We all took to him. Scrubbing him in the sink, some grime washed away revealing some of his fur is a blondish tan. His body language changed after the spa treatment, demonstrating he felt more comfortable in our home because he was treated with care and respect. He started mini growling at the big dogs when they sought to mess with him. His personality emerged more as he relaxed. He began routinely shaking his booty with a nubby tail leaving the optical illusion of persistence of motion.

Oddly, Molly did not mind him at all. She seemed bemused by his presence. Higgins on the other hand was not amused. In the midst of all this, family came to visit for a long weekend. Upon our return from an afternoon outing, Higgins and Chester came rushing to the door. But in silence. No bark greetings. No Molly. Something’s wrong with Molly, I heard myself yelp. In the kitchen, she lay on the floor, unable to rise and obviously ailing. We called the vet. The vet called the emergency animal hospital. We opted to monitor her condition. It became a dour Halloween. We put a note outside with a bowl of candy for treat or trickers as we did not want the commotion of doorbell chimes and strangers to jar Molly. We kept watch. Higgins and Chester stayed away. But not Chief. I mean Roscoe. Roscoe laid down next to Molly, and rested alongside her.
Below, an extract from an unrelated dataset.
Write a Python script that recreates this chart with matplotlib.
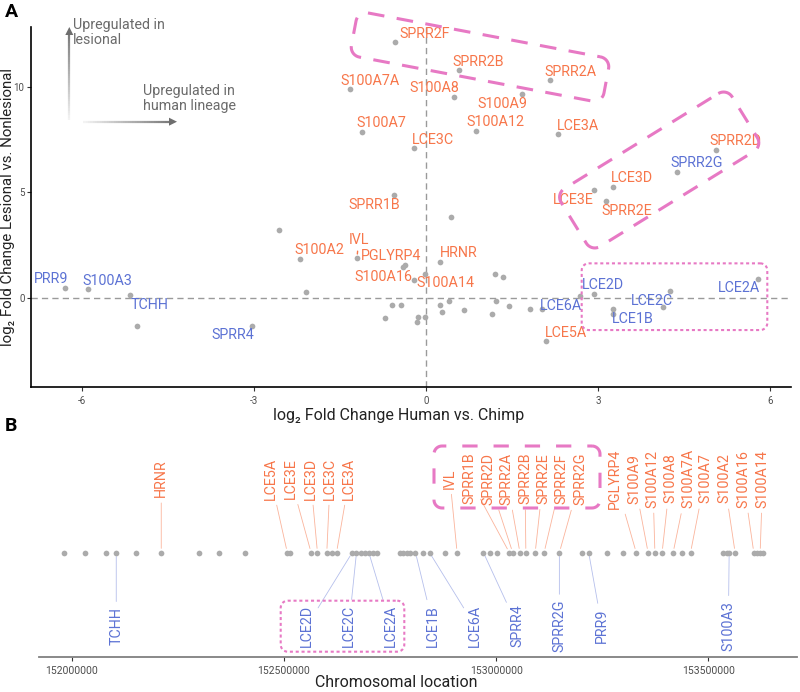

A big fluffy golden old chow chow suffering, but not alone. Roscoe stayed with her. We had to say good-bye to Molly in the morning. The house was subdued for a couple of days as three surviving dogs mourned Molly and tried to figure out who was in charge with her gone.

A week later, another vet’s office visit, but instead of the end of life, it was the start of a new beginning for Roscoe. My boyfriend’s parents are going to take him as their own at Thanksgiving and it was time for Roscoe to have a certain procedure. Poor Roscoe came back to our house post-surgery with a giant cone terribly outsized for the little guy. First, he lumbered with it, and eventually slumbered with it. The first night, thought, he whimpered extensively. Empathizing with the apparent discomfort, Higgins changed his demeanor toward little guy and sat stoically beside Roscoe, in apparent solidarity of the fraternity of neutered dogs. 

Roscoe came to view his Elizabethan collar as a protective cone, shielding him from the big dogs nipping at his little-bitty head and neck. Roscoe even decided it would be fun to charge at big Chester, using the cone like a jouster’s shield.

Besides making for great company, who is Roscoe and why is he here? How did our journey’s align? They say God never puts more on your plate than you can handle. It seems God sent this angel to remind me to remain open to making room for others. That is Roscoe.